冒頭の「狭山インテグレーションセンター」のインテグレーションは、統合・融合という意味であり、この名前に込められた思いの一つに『開発と生産の一体化』というものがある。中でも設計部は、開発を担当するのはもちろん、生産にも直結するため、ものづくりにおける重要な役割を担っている。
会社が掲げるインテグレーションという方向性に対して、当時設計部長だった工藤氏は次のように考えていた。

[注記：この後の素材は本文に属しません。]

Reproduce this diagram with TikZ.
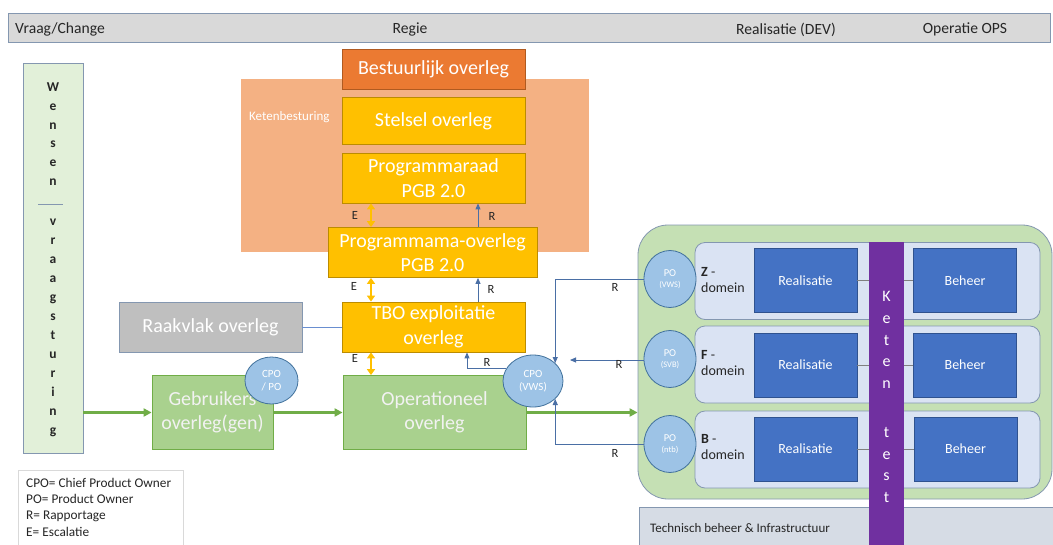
\documentclass[tikz,border=0pt]{standalone}
\usepackage{fontspec}
\setmainfont{Carlito}
\usetikzlibrary{arrows.meta,shapes.geometric}
\definecolor{hdrfill}{HTML}{D9D9D9}
\definecolor{bgray}{HTML}{8497B0}
\definecolor{wensfill}{HTML}{E2F0D9}
\definecolor{ketenbg}{HTML}{F4B183}
\definecolor{orng}{HTML}{EB7A32}
\definecolor{orngdk}{HTML}{B05A20}
\definecolor{yel}{HTML}{FFC000}
\definecolor{yeldk}{HTML}{BC8C00}
\definecolor{gryfill}{HTML}{BFBFBF}
\definecolor{grn}{HTML}{A9D18E}
\definecolor{grndk}{HTML}{70AD47}
\definecolor{circ}{HTML}{9DC3E6}
\definecolor{circdk}{HTML}{41719C}
\definecolor{biggrn}{HTML}{C5E0B4}
\definecolor{rowfill}{HTML}{DAE3F3}
\definecolor{blu}{HTML}{4472C4}
\definecolor{bludk}{HTML}{2F528F}
\definecolor{purp}{HTML}{7030A0}
\definecolor{techfill}{HTML}{D6DCE5}
\definecolor{rline}{HTML}{4A6FA5}
\definecolor{txt}{HTML}{262626}
\begin{document}
\begin{tikzpicture}[x=1pt,y=-1pt,
  fs/.style={font=\fontsize{#1pt}{#1pt}\selectfont},
  box/.style={draw, line width=0.8pt, inner sep=0pt, align=center, text=white, font=\fontsize{20}{24.5}\selectfont},
  ybox/.style={box, fill=yel, draw=yeldk},
  gbox/.style={box, fill=grn, draw=grndk, text=white!95!black},
  circnode/.style={ellipse, draw=circdk, fill=circ, line width=0.8pt, inner sep=0pt, align=center, text=white},
  rowbox/.style={draw=bgray, fill=rowfill, rounded corners=10pt, line width=0.8pt, minimum width=345, minimum height=77, inner sep=0pt},
  bbox/.style={draw=bludk, fill=blu, line width=0.8pt, minimum width=103, minimum height=64, inner sep=0pt, text=white, font=\fontsize{14}{16}\selectfont},
  garrow/.style={draw=grndk, line width=2.4pt, -{Triangle[length=8pt,width=8pt]}},
  earrow/.style={draw=yel, line width=2.2pt, {Triangle[length=6pt,width=8pt]}-{Triangle[length=6pt,width=8pt]}},
  rarrow/.style={draw=rline, line width=0.9pt, -{Triangle[length=6pt,width=5pt]}},
  rlab/.style={text=txt, font=\fontsize{12.5}{14}\selectfont, inner sep=0pt},
  gline/.style={draw=gray, line width=0.9pt}
]
\useasboundingbox (0,0) rectangle (1053,544);
\clip (0,0) rectangle (1053,544);
\fill[white] (0,0) rectangle (1053,544);

% header
\node (hdr) [draw=bgray, fill=hdrfill, line width=0.8pt, minimum width=1042, minimum height=29, inner sep=0pt] at (529,27.5) {};
\node (h1) [anchor=west, text=txt, fs=15.6, inner sep=0pt] at (15,29.5) {Vraag/Change};
\node (h2) [text=txt, fs=15.6, inner sep=0pt] at (410,29.5) {Regie};
\node (h3) [text=txt, fs=15.6, inner sep=0pt] at (786,29.5) {Realisatie (DEV)};
\node (h4) [text=txt, fs=15.6, inner sep=0pt] at (965,29.5) {Operatie OPS};

% wensen
\node (wens) [draw=bgray, fill=wensfill, line width=0.8pt, minimum width=60, minimum height=390, inner sep=0pt] at (53,258) {};
\node (w1) [text=txt, align=center, inner sep=0pt, font=\fontsize{13.5}{18.7}\selectfont\bfseries] at (53,134) {W\\e\\n\\s\\e\\n};
\draw[draw=bgray, line width=0.8pt] (38,204) -- (63,204);
\node (w2) [text=txt, align=center, inner sep=0pt, font=\fontsize{13.5}{19}\selectfont\bfseries] at (53,328) {v\\r\\a\\a\\g\\s\\t\\u\\r\\i\\n\\g};

% ketenbesturing
\node (keten) [fill=ketenbg, minimum width=348, minimum height=173, inner sep=0pt] at (415,165.5) {};
\node (ketlab) [anchor=west, text=white, fs=13, inner sep=0pt] at (249,117) {Ketenbesturing};

\node (best) [box, fill=orng, draw=orngdk, minimum width=183, minimum height=40] at (433.5,69) {Bestuurlijk overleg};
\node (stel) [ybox, minimum width=183, minimum height=47] at (433.5,121) {Stelsel overleg};
\node (praad) [ybox, minimum width=183, minimum height=50] at (433.5,178) {Programmaraad\\PGB 2.0};
\node (pmama) [ybox, minimum width=209, minimum height=50] at (432.5,252.5) {Programmama-overleg\\PGB 2.0};
\node (tbo) [ybox, minimum width=183, minimum height=50] at (433.5,327) {TBO exploitatie\\overleg};
\node (raak) [box, fill=gryfill, draw=bgray, minimum width=183, minimum height=50] at (210.5,327) {Raakvlak overleg};
\node (gebr) [gbox, minimum width=121, minimum height=74] at (212.5,412.5) {Gebruikers\\overleg(gen)};
\node (oper) [gbox, minimum width=183, minimum height=74] at (434.5,412.5) {Operationeel\\overleg};
\node (cpopo) [circnode, minimum width=53, minimum height=47, font=\fontsize{11}{13}\selectfont] at (271.5,380.5) {CPO\\/ PO};
\node (cpovws) [circnode, minimum width=60, minimum height=52, font=\fontsize{11}{13}\selectfont] at (533,381) {CPO\\(VWS)};

\draw[gline, draw=blu!80] (raak.east) -- (tbo.west);

% right block
\node (big) [draw=bgray, fill=biggrn, rounded corners=30pt, line width=0.8pt, minimum width=414, minimum height=274, inner sep=0pt] at (845,362) {};
\node (tech) [draw=bgray, fill=techfill, line width=0.8pt, minimum width=420, minimum height=50, inner sep=0pt, anchor=north west] at (639,507) {};
\node (techlab) [anchor=west, text=txt, fs=13, inner sep=0pt] at (650,528) {Technisch beheer \& Infrastructuur};

\node (row1) [rowbox] at (867.5,281) {};
\node (row2) [rowbox] at (867.5,364.5) {};
\node (row3) [rowbox] at (867.5,449.5) {};

\node (po1) [circnode, minimum width=52, minimum height=57] at (670,279) {\fontsize{10.5}{11}\selectfont PO\\[-1pt]\fontsize{8.5}{10}\selectfont(VWS)};
\node (po2) [circnode, minimum width=52, minimum height=57] at (670,359) {\fontsize{10.5}{11}\selectfont PO\\[-1pt]\fontsize{8.5}{10}\selectfont(SVB)};
\node (po3) [circnode, minimum width=52, minimum height=57] at (670,444) {\fontsize{10.5}{11}\selectfont PO\\[-1pt]\fontsize{8.5}{10}\selectfont(ntb)};

\node (d1) [anchor=west, align=left, text=txt, inner sep=0pt, font=\fontsize{14}{16}\selectfont] at (701,280) {\textbf{Z} -\\domein};
\node (d2) [anchor=west, align=left, text=txt, inner sep=0pt, font=\fontsize{14}{16}\selectfont] at (701,363) {\textbf{F} -\\domein};
\node (d3) [anchor=west, align=left, text=txt, inner sep=0pt, font=\fontsize{14}{16}\selectfont] at (701,447) {\textbf{B} -\\domein};

\node (real1) [bbox] at (805.5,280.5) {Realisatie};
\node (real2) [bbox] at (805.5,365) {Realisatie};
\node (real3) [bbox] at (805.5,449) {Realisatie};
\node (beh1) [bbox] at (965,280.5) {Beheer};
\node (beh2) [bbox] at (965,365) {Beheer};
\node (beh3) [bbox] at (965.5,449) {Beheer};

\node (bar) [fill=purp, minimum width=35, minimum height=310, inner sep=0pt, anchor=north] at (886.5,242) {};
\node (k1) [text=white, align=center, inner sep=0pt, font=\fontsize{16}{21.7}\selectfont] at (886.5,340) {K\\e\\t\\e\\n};
\node (k2) [text=white, align=center, inner sep=0pt, font=\fontsize{16}{21.7}\selectfont] at (886.5,465) {t\\e\\s\\t};

\foreach \r/\b in {real1/beh1, real2/beh2, real3/beh3} {
  \draw[gline] (\r.east) -- (bar.west |- \r.east);
  \draw[gline] (bar.east |- \b.west) -- (\b.west);
}

% green flow
\draw[garrow] (wens.east |- gebr.west) -- (gebr.west);
\draw[garrow] (gebr.east) -- (oper.west);
\draw[garrow] (oper.east) -- (big.west |- oper.east);

% E arrows
\coordinate (ex) at (371,0);
\draw[earrow] (praad.south -| ex) -- (pmama.north -| ex);
\draw[earrow] (pmama.south -| ex) -- (tbo.north -| ex);
\draw[earrow] (tbo.south -| ex) -- (oper.north -| ex);
\node (e1) [rlab] at (355,215) {E};
\node (e2) [rlab] at (354,286) {E};
\node (e3) [rlab] at (355,358) {E};

% R arrows
\coordinate (rx) at (478,0);
\coordinate (rx2) at (467,0);
\draw[rarrow] (pmama.north -| rx) -- (praad.south -| rx);
\draw[rarrow] (tbo.north -| rx) -- (pmama.south -| rx);
\draw[rarrow] (cpovws.155) -| (tbo.south -| rx2);
\node (r1) [rlab] at (492,216) {R};
\node (r2) [rlab] at (491,289) {R};
\node (r3) [rlab] at (487,362) {R};

\coordinate (r5end) at (570,360);
\draw[rarrow] (po1.west) -| (cpovws.39);
\draw[rarrow] (po2.west |- r5end) -- (r5end);
\draw[rarrow] (po3.west) -| (cpovws.-39);
\node (r4) [rlab] at (615,287) {R};
\node (r5) [rlab] at (619,364) {R};
\node (r6) [rlab] at (615,453) {R};

% legend
\draw[draw=black!15, line width=0.8pt] (18,470) rectangle (183,560);
\node (legend) [anchor=west, align=left, text=txt, inner sep=0pt, font=\fontsize{13.3}{16.3}\selectfont] at (26,507) {CPO= Chief Product Owner\\PO= Product Owner\\R= Rapportage\\E= Escalatie};
\end{tikzpicture}
\end{document}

「設計の役割は、開発の中で”いいものを作る”のが中核ですが、ただ作ればいいのではなく、いかに効率的にものづくりをするか、が重要。過去のデータをうまく使っていくことで、設計効率化に繋げることができないかと考えていました。」
同社が取り扱うのは、環境計測機器。産業機器ならではの大変な点もあったという。
「産業機器なので、ライフサイクルが10〜20年と比較的長いのが特徴で、20年前に設計された機器を使っていただいているお客様も多くメンテナンスする必要もあります。しかし、当時の設計者はもう不在で、資料を探すのに時間がかかってしまうことも多々ありました。よって資料や技術をどう継承していくか、は長年の課題でした。」
これまで同社でも、古い手書き図面を電子化し、文書管理システムの中に保存するなどの取り組みは行なっていた。しかし、あくまで意味合いとしては”保管”状態。必要な図面を探すにも、ファイル名を検索する程度では、本当に必要な情報にアクセスすることは簡単ではなかった。
図面を探す以外にも、課題はあった。例えば、顧客仕様の製品を設計する際に、都度都度設計するため、結果似たような部品をたくさん作ってしまっていた。新しいものをイチから設計することは当然時間もかかるし、図面の数も増えて管理が大変になる。また、個々に仕様書は作成しているものの、それが全社的に共有されていなかった。新規に設計して図面を作る前に、同じような図面がないかを検索し、ちゃんと辿り着くことができるようになっていれば、もっと効率的に業務が進められていたはずだ。
「同じような製品のちょっとした仕様違いは検索できても、全然違う製品から似たような部品は検索することはできていませんでした。だから、広範囲で図面の検索性をいかに高めるか、が重要だと考えました。中でもテキストだけでなく、形状で探すことができれば非常に便利だなと思っていました。」